Joseph Roach
Sterling Professor of English and Professor of African American Studies, American Studies, and Theater Studies
Joseph Roach, B.A. University of Kansas, Ph.D. Cornell University, faculty member at Yale since 1997: You are a towering figure in the fields of theater and performance studies. Before coming to Yale, you founded the interdisciplinary theater Ph.D. program at Northwestern, chaired the no less influential performance studies program at NYU, and for many years, secured a place for the study of drama and theater in the Tulane English Department. The visionary leadership and creative energy you brought to those institutions defined your twenty-one years at Yale, where, as a Sterling Professor, you helped transform four departments and programs (English, Theater Studies, American Studies, and African American Studies) into centers for vanguard scholarship in performance.
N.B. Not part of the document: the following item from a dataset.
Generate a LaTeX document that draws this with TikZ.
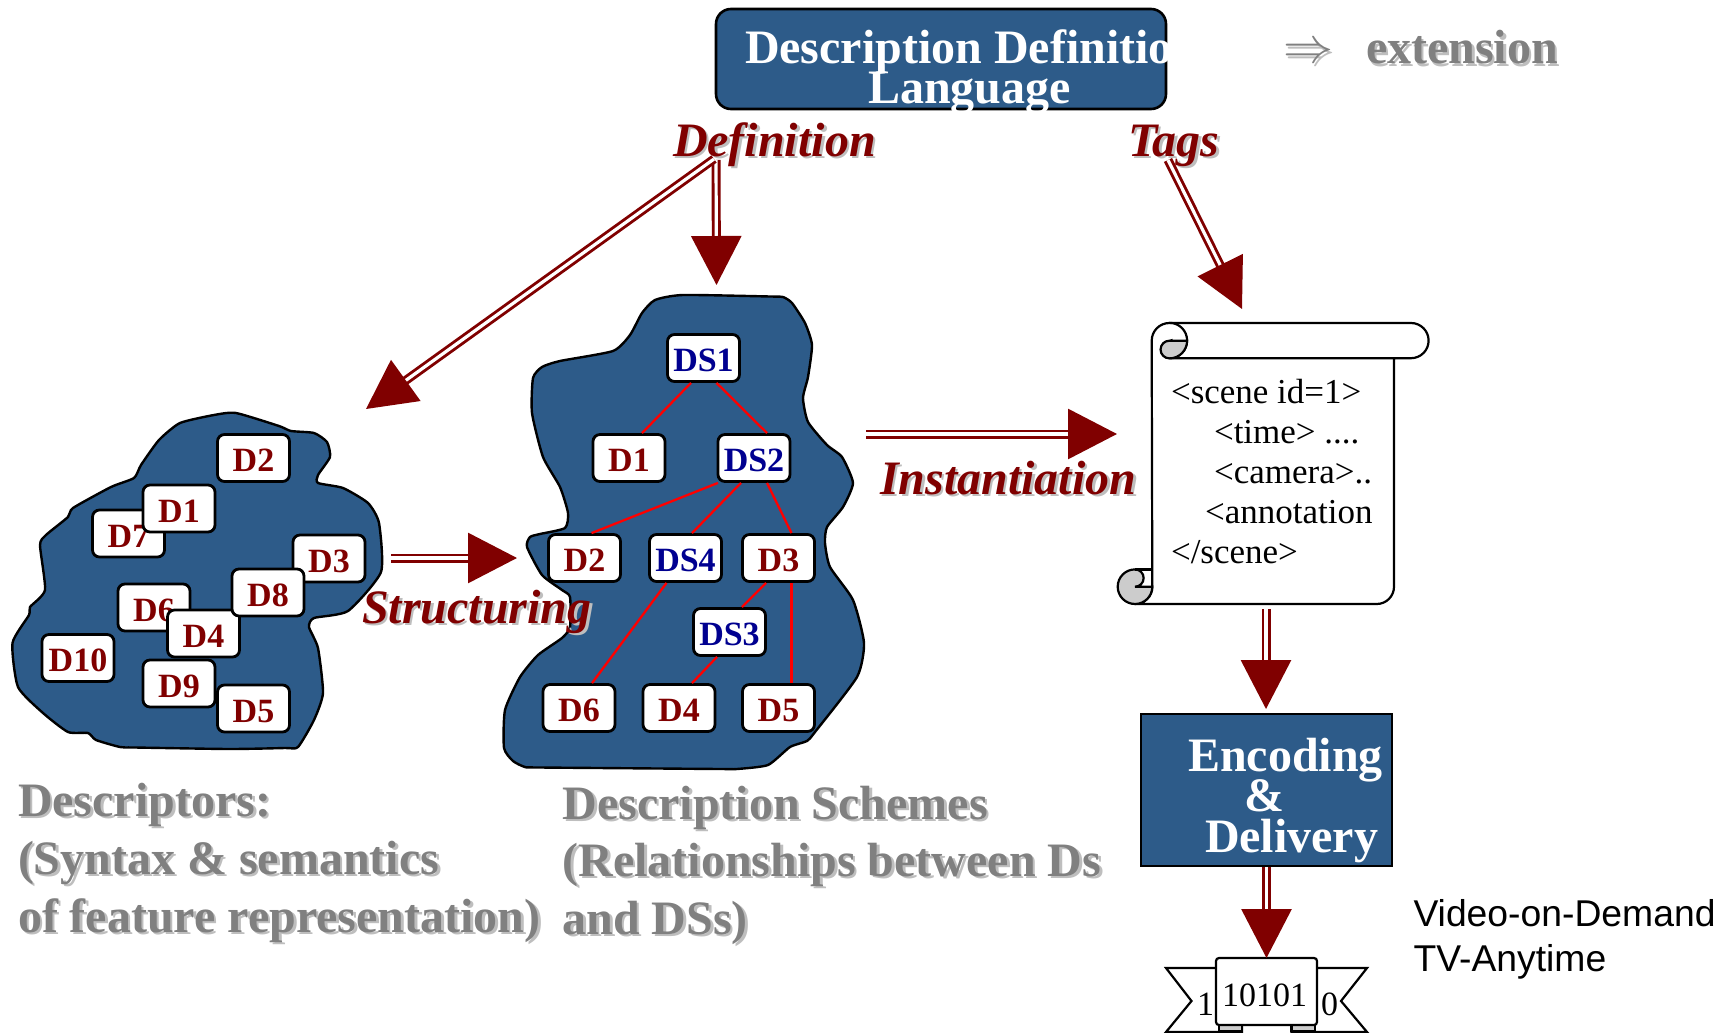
\documentclass[tikz,border=0pt]{standalone}
\usepackage{fontspec}
\usepackage{graphicx}
\setmainfont{Liberation Serif}
\newfontfamily\arialfont{Liberation Sans}
\usetikzlibrary{arrows.meta}
\definecolor{blobblue}{HTML}{2D5B89}
\definecolor{darkred}{HTML}{800000}
\definecolor{dsblue}{HTML}{000090}
\definecolor{graytxt}{HTML}{808080}
\definecolor{grayshadow}{HTML}{BEBEBE}
\definecolor{curl}{HTML}{CCCCCC}
\newcommand{\bigb}{\fontsize{48}{50}\selectfont\bfseries}
\newcommand{\italab}{\fontsize{48}{50}\selectfont\bfseries\itshape}
\newcommand{\shlab}[7]{%
 \node[txt,text=#6,font=#4,xshift=2.6pt,yshift=-2.6pt] (#1s) at (#2,#3) {#7};
 \node[txt,text=#5,font=#4] (#1) at (#2,#3) {#7};}
\tikzset{
 txt/.style={anchor=base west,inner sep=0pt,outer sep=0pt},
 blob/.style={draw=black,fill=blobblue,line width=2.4pt},
 tag/.style={draw=black,fill=white,line width=2.8pt,rounded corners=7pt,minimum width=72pt,minimum height=47pt,inner sep=0pt,text height=27pt,text depth=0pt,font=\fontsize{34}{36}\selectfont\bfseries},
 dtag/.style={tag,text=darkred},
 stag/.style={tag,text=dsblue},
 rel/.style={draw=red,line width=2.3pt},
 bigarrow/.style={draw=darkred,double=white,double distance=3.2pt,line width=2.9pt,-{Triangle[length=49pt,width=50pt]}},
 scrollline/.style={draw=black,line width=2.2pt},
 code/.style={txt,font=\fontsize{35}{37}\selectfont},
}
\begin{document}
\begin{tikzpicture}[x=1pt,y=-1pt]
\useasboundingbox (0,0) rectangle (1722,1033);
% blobs
\draw[blob] plot[smooth cycle,tension=0.35] coordinates {(236,413)(279,426)(291,431)(314,433)(327,442)(330,457)(318,475)(318,483)(343,488)(368,503)(379,523)(381,572)(348,611)(314,618)(309,627)(318,648)(323,693)(314,720)(298,747)(285,748)(229,749)(135,747.5)(120,747)(96,740)(88,733)(68,732)(43,713)(18,687)(12.5,643)(29,615)(30,607)(45,590)(40,545)(46,535)(68,517)(73,508)(111,487)(134,478)(141,465)(159,440)(180,423)(214,415)};
\draw[blob] plot[smooth cycle,tension=0.35] coordinates {(683,295)(770,296.5)(783,297)(792,303)(805,323)(812,345)(808,377)(803,398)(808,422)(827,445)(842,457)(853,483)(843,507)(827,527)(825,543)(830,567)(853,600)(864,643)(857,677)(815,732)(807,741)(790,747)(768,765)(737,769)(720,769)(540,767.5)(525,767)(513,761)(504,748)(505,710)(520,677)(538,655)(562,638)(570,627)(570,597)(562,590)(542,575)(527,547)(530,537)(540,534)(565,528)(568,513)(560,487)(543,457)(532,413)(533,378)(542,367)(560,361)(613,351)(630,335)(642,313)(655,300)};
% descriptors
\node[dtag] (a2) at (253.5,458) {D2};
\node[dtag] (a7) at (128.5,533.5) {D7};
\node[dtag] (a1) at (179,508.5) {D1};
\node[dtag] (a3) at (329,558.5) {D3};
\node[dtag] (a6) at (154,607.5) {D6};
\node[dtag] (a4) at (203.5,633.5) {D4};
\node[dtag] (a8) at (268,592.5) {D8};
\node[dtag] (a10) at (78,658) {D10};
\node[dtag] (a9) at (179,683.5) {D9};
\node[dtag] (a5) at (253.5,708.5) {D5};
% description scheme tree
\node[stag] (b1) at (703.5,358) {DS1};
\node[dtag] (b2) at (629,458) {D1};
\node[stag] (b3) at (754,458) {DS2};
\node[dtag] (b4) at (584.5,558) {D2};
\node[stag] (b5) at (685.5,558) {DS4};
\node[dtag] (b6) at (778.5,558) {D3};
\node[stag] (b7) at (729.5,632) {DS3};
\node[dtag] (b8) at (579,708) {D6};
\node[dtag] (b9) at (679,708) {D4};
\node[dtag] (b10) at (778.5,708) {D5};
\draw[rel] ([xshift=-12.5pt]b1.south) -- ([xshift=13pt]b2.north);
\draw[rel] ([xshift=13pt]b1.south) -- ([xshift=13pt]b3.north);
\draw[rel] ([xshift=-36pt]b3.south) -- ([xshift=7pt]b4.north);
\draw[rel] ([xshift=-13pt]b3.south) -- ([xshift=6.5pt]b5.north);
\draw[rel] ([xshift=13pt]b3.south) -- ([xshift=13pt]b6.north);
\draw[rel] ([xshift=-19pt]b5.south) -- ([xshift=13pt]b8.north);
\draw[rel] ([xshift=-12.5pt]b6.south) -- ([xshift=12.5pt]b7.north);
\draw[rel] ([xshift=13pt]b6.south) -- ([xshift=13pt]b10.north);
\draw[rel] ([xshift=-12.5pt]b7.south) -- ([xshift=13pt]b9.north);
% top box
\node[draw=black,fill=blobblue,line width=2.6pt,rounded corners=15pt,minimum width=450pt,minimum height=100pt,inner sep=0pt] (ddlbox) at (941,59) {};
\node[txt,text=white,font=\bigb] (ddl1) at (745,64) {Description Definition};
\node[txt,text=white,font=\bigb] (ddl2) at (868,103) {Language};
\shlab{ext}{1366}{64}{\bigb}{graytxt}{grayshadow}{extension}
\shlab{extarrow}{1283}{63}{\fontsize{10}{12}\selectfont}{graytxt}{grayshadow}{\scalebox{5}{$\Rightarrow$}}
% scroll
\draw[scrollline,fill=white] (1151.7,340.7) arc[start angle=180,end angle=90,radius=17.7pt] -- (1411,323) arc[start angle=90,end angle=-90,radius=17.6pt] -- (1394,358.2) -- (1394,586.7) arc[start angle=0,end angle=-90,radius=17.3pt] -- (1135,604) arc[start angle=-90,end angle=0,radius=17.3pt] -- cycle;
\draw[scrollline] (1394,358.2) -- (1169.4,358.2) arc[start angle=-90,end angle=90,radius=17.7pt];
\draw[scrollline,fill=curl] (1169.4,340.7) -- (1187.1,340.7) arc[start angle=0,end angle=-90,radius=17.7pt] arc[start angle=-90,end angle=-270,radius=8.85pt] -- cycle;
\draw[scrollline,fill=curl] (1135,569.4) arc[start angle=90,end angle=270,radius=17.3pt] arc[start angle=-90,end angle=0,radius=17.3pt] -- (1135,586.7) arc[start angle=-90,end angle=90,radius=8.65pt] -- cycle;
\draw[scrollline] (1135,569.4) -- (1151.7,569.4);
\node[code] (c1) at (1171,403) {<scene id=1>};
\node[code] (c2) at (1214,443) {<time> ....};
\node[code] (c3) at (1214,483) {<camera>..};
\node[code] (c4) at (1205,523) {<annotation};
\node[code] (c5) at (1171,563) {</scene>};
% encoding
\node[draw=black,fill=blobblue,line width=2.6pt,minimum width=251pt,minimum height=152pt,inner sep=0pt] (enc) at (1266.5,790) {};
\node[txt,text=white,font=\bigb] (e1) at (1188,771) {Encoding};
\node[txt,text=white,font=\bigb] (e2) at (1244,811) {\&};
\node[txt,text=white,font=\bigb] (e3) at (1205,852) {Delivery};
% ribbon
\draw[scrollline,fill=white] (1217,968) -- (1166,968) -- (1191.5,1001) -- (1166,1032) -- (1242,1032) -- (1242,1020) -- (1217,1020) -- cycle;
\draw[scrollline,fill=white] (1316,968) -- (1367,968) -- (1341,1001) -- (1367,1032) -- (1291.5,1032) -- (1291.5,1020) -- (1316,1020) -- cycle;
\draw[scrollline,fill=curl] (1219,1024) -- (1219,1031) -- (1242,1031) -- (1242,1024) -- cycle;
\draw[scrollline,fill=curl] (1291.5,1024) -- (1291.5,1031) -- (1315,1031) -- (1315,1024) -- cycle;
\node[draw=black,fill=white,line width=2.2pt,rounded corners=3pt,minimum width=101pt,minimum height=67pt,inner sep=0pt] (rib) at (1266.5,991.5) {};
\node[txt,font=\fontsize{34}{36}\selectfont] (r0) at (1222,1006) {10101};
\node[txt,font=\fontsize{34}{36}\selectfont] (r1) at (1197,1015) {1};
\node[txt,font=\fontsize{34}{36}\selectfont] (r2) at (1321,1015) {0};
\node[txt,font=\fontsize{37.3}{39}\selectfont\arialfont] (v1) at (1413.5,926) {Video-on-Demand};
\node[txt,font=\fontsize{37.3}{39}\selectfont\arialfont] (v2) at (1413.5,971) {TV-Anytime};
% labels
\shlab{def}{673}{156}{\italab}{darkred}{grayshadow}{Definition}
\shlab{tags}{1128}{156}{\italab}{darkred}{grayshadow}{Tags}
\shlab{inst}{880}{494}{\italab}{darkred}{grayshadow}{Instantiation}
\shlab{stru}{362}{623}{\italab}{darkred}{grayshadow}{Structuring}
% gray captions
\shlab{d1}{18}{816}{\bigb}{graytxt}{grayshadow}{Descriptors:}
\shlab{d2}{18}{874}{\bigb}{graytxt}{grayshadow}{(Syntax \& semantics}
\shlab{d3}{18}{932}{\bigb}{graytxt}{grayshadow}{of feature representation)}
\shlab{s1}{562.5}{819}{\bigb}{graytxt}{grayshadow}{Description Schemes}
\shlab{s2}{562.5}{876}{\bigb}{graytxt}{grayshadow}{(Relationships between Ds}
\shlab{s3}{562.5}{934}{\bigb}{graytxt}{grayshadow}{and DSs)}
% arrows
\coordinate (fromdef) at (716,160);
\coordinate (fromdef2) at (714,159);
\coordinate (fromtags) at (1168,160);
\coordinate (toschemes) at (716.5,285);
\coordinate (todesc) at (366,409);
\coordinate (toscroll) at (1242,309);
\coordinate (fromdesc) at (391,558);
\coordinate (toschemes2) at (517,558);
\coordinate (fromschemes) at (866,434);
\coordinate (toscroll2) at (1117,434);
\coordinate (fromscroll) at (1266,609);
\coordinate (toenc) at (1266,709);
\coordinate (fromenc) at (1266.5,867);
\coordinate (torib) at (1266.5,958);
\draw[bigarrow] (fromdef) -- (toschemes);
\draw[bigarrow] (fromdef2) -- (todesc);
\draw[bigarrow] (fromtags) -- (toscroll);
\draw[bigarrow] (fromdesc) -- (toschemes2);
\draw[bigarrow] (fromschemes) -- (toscroll2);
\draw[bigarrow] (fromscroll) -- (toenc);
\draw[bigarrow] (fromenc) -- (torib);
\end{tikzpicture}
\end{document}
You are that rare ecumenical figure in a field all too easily segregated into competing intellectual and artistic commitments. A theater historian who has shaped foundational ideas of performance studies, a prolific scholar who has been a galvanizing administrator, a revered classroom teacher and dissertation director who has been equally at home in the rehearsal studio, you have brought a bracing skepticism to pedagogical conventions and disciplinary borders. It’s the rare new book in Theater or Performance Studies that doesn’t confess its debt to your field-changing ideas about the intersection of science and acting, the circulation of performance practices and ideologies in Atlantic rim cultures, and the ambiguous pleasures of celebrity. To read your major works—The Player’s Passion, Cities of the Dead, and It—is to move nimbly from eighteenth-century British drama to New Orleans Mardi Gras parades to Buffalo Bill’s Wild West Show, and to encounter figures as diverse as Samuel Pepys, Sarah Siddons, and Clara Bow. Running through all this work has been your lyrical tracing of genealogies of performance, the survival of figures and forms from one era to another, across cultures and traditions. Your notion of “surrogation,” as you have suggestively named it, has enabled spectators to identify the pathos, and recognize the opportunity, in all theater’s innate ephemerality.
As a classroom teacher, you have brought all these ideas to vivid life in courses on modern drama, political rhetoric, New Orleans, Augustan London, and post-colonial theater (among many others), drawing students from across Yale’s departments and schools. Your generosity as a mentor to generations of graduate students is legendary, especially under the auspices of the program entitled Interdisciplinary Performance Studies at Yale, or IPSY, a site for post-doctoral fellows and current graduate students in English, Comparative Literature, Dramaturgy, History of Art, Anthropology, Music, African American Studies, and American Studies to test ideas about performance.
Perhaps none of your many remarkable offerings as teacher and mentor has penetrated so deeply into your subject and reached so far across the University’s many constituencies than your DeVane Lectures in 2007 entitled “World Performance.” The thinking that animated these sessions would find embodied form over several subsequent years in the World Performance Project, the ambitious international series of theater and dance productions, workshops, and lectures you supported with your Andrew W. Mellon Distinguished Achievement Award. Thanks to your gifts as an impresario, the Yale community grew happily accustomed to seeing daring new performances from Europe, the Americas, Africa, and the Mideast. For ceaselessly working to push the boundaries of scholarship and art in a venerable institution where the wheels turn slowly, Yale offers you respect, honor, and thanks.